[Start of SOURCE DATA]

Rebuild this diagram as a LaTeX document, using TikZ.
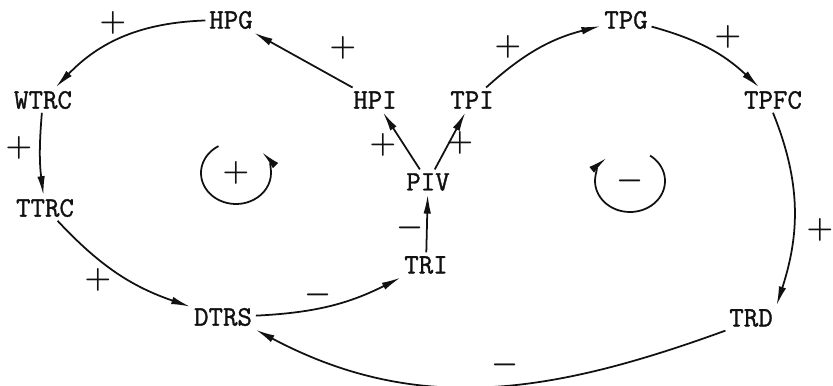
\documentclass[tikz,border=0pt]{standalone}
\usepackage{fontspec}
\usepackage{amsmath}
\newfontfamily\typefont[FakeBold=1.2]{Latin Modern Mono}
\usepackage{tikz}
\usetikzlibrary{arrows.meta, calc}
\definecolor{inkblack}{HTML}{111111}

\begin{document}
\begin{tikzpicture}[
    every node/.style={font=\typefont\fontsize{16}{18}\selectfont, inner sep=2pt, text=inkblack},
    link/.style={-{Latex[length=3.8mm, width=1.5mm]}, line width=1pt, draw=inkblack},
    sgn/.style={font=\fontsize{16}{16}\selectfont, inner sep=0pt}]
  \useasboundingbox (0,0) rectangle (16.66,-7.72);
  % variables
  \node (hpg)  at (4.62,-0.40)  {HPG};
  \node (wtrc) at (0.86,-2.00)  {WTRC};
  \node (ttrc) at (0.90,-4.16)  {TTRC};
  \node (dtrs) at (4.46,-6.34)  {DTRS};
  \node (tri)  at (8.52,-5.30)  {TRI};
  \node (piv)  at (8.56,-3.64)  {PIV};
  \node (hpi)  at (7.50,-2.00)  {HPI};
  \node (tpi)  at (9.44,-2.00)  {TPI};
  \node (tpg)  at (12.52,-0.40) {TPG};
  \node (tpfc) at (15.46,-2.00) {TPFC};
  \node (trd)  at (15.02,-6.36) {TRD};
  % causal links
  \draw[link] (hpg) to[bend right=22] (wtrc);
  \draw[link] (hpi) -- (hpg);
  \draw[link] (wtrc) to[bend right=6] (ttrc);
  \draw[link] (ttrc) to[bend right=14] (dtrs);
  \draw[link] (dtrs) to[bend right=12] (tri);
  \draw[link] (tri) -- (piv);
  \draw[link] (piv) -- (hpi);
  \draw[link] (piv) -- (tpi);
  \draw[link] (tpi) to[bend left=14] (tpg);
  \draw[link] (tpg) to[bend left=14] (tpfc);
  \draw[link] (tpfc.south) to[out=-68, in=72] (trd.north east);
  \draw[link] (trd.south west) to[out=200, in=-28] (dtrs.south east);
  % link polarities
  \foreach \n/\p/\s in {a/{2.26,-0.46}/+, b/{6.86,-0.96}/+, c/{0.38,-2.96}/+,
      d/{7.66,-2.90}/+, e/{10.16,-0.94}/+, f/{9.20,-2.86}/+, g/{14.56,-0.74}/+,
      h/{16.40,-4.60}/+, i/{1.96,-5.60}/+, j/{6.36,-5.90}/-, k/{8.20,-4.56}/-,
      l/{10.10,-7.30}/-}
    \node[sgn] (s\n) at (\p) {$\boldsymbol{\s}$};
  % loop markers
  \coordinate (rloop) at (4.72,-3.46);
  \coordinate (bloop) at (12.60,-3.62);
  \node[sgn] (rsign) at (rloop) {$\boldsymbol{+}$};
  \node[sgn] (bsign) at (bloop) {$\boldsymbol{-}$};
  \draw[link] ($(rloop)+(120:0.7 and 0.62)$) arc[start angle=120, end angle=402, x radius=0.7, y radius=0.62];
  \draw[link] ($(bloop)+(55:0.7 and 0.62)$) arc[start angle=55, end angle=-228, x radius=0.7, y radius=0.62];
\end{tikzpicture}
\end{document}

[End of SOURCE DATA]

TO BE DONE
Pictures excluded, quote all the data above exactly.

EXERCISE SOLUTION
Rebuild this diagram as a LaTeX document, using TikZ.
\documentclass[tikz,border=0pt]{standalone}
\usepackage{fontspec}
\usepackage{amsmath}
\newfontfamily\typefont[FakeBold=1.2]{Latin Modern Mono}
\usepackage{tikz}
\usetikzlibrary{arrows.meta, calc}
\definecolor{inkblack}{HTML}{111111}

\begin{document}
\begin{tikzpicture}[
    every node/.style={font=\typefont\fontsize{16}{18}\selectfont, inner sep=2pt, text=inkblack},
    link/.style={-{Latex[length=3.8mm, width=1.5mm]}, line width=1pt, draw=inkblack},
    sgn/.style={font=\fontsize{16}{16}\selectfont, inner sep=0pt}]
  \useasboundingbox (0,0) rectangle (16.66,-7.72);
  % variables
  \node (hpg)  at (4.62,-0.40)  {HPG};
  \node (wtrc) at (0.86,-2.00)  {WTRC};
  \node (ttrc) at (0.90,-4.16)  {TTRC};
  \node (dtrs) at (4.46,-6.34)  {DTRS};
  \node (tri)  at (8.52,-5.30)  {TRI};
  \node (piv)  at (8.56,-3.64)  {PIV};
  \node (hpi)  at (7.50,-2.00)  {HPI};
  \node (tpi)  at (9.44,-2.00)  {TPI};
  \node (tpg)  at (12.52,-0.40) {TPG};
  \node (tpfc) at (15.46,-2.00) {TPFC};
  \node (trd)  at (15.02,-6.36) {TRD};
  % causal links
  \draw[link] (hpg) to[bend right=22] (wtrc);
  \draw[link] (hpi) -- (hpg);
  \draw[link] (wtrc) to[bend right=6] (ttrc);
  \draw[link] (ttrc) to[bend right=14] (dtrs);
  \draw[link] (dtrs) to[bend right=12] (tri);
  \draw[link] (tri) -- (piv);
  \draw[link] (piv) -- (hpi);
  \draw[link] (piv) -- (tpi);
  \draw[link] (tpi) to[bend left=14] (tpg);
  \draw[link] (tpg) to[bend left=14] (tpfc);
  \draw[link] (tpfc.south) to[out=-68, in=72] (trd.north east);
  \draw[link] (trd.south west) to[out=200, in=-28] (dtrs.south east);
  % link polarities
  \foreach \n/\p/\s in {a/{2.26,-0.46}/+, b/{6.86,-0.96}/+, c/{0.38,-2.96}/+,
      d/{7.66,-2.90}/+, e/{10.16,-0.94}/+, f/{9.20,-2.86}/+, g/{14.56,-0.74}/+,
      h/{16.40,-4.60}/+, i/{1.96,-5.60}/+, j/{6.36,-5.90}/-, k/{8.20,-4.56}/-,
      l/{10.10,-7.30}/-}
    \node[sgn] (s\n) at (\p) {$\boldsymbol{\s}$};
  % loop markers
  \coordinate (rloop) at (4.72,-3.46);
  \coordinate (bloop) at (12.60,-3.62);
  \node[sgn] (rsign) at (rloop) {$\boldsymbol{+}$};
  \node[sgn] (bsign) at (bloop) {$\boldsymbol{-}$};
  \draw[link] ($(rloop)+(120:0.7 and 0.62)$) arc[start angle=120, end angle=402, x radius=0.7, y radius=0.62];
  \draw[link] ($(bloop)+(55:0.7 and 0.62)$) arc[start angle=55, end angle=-228, x radius=0.7, y radius=0.62];
\end{tikzpicture}
\end{document}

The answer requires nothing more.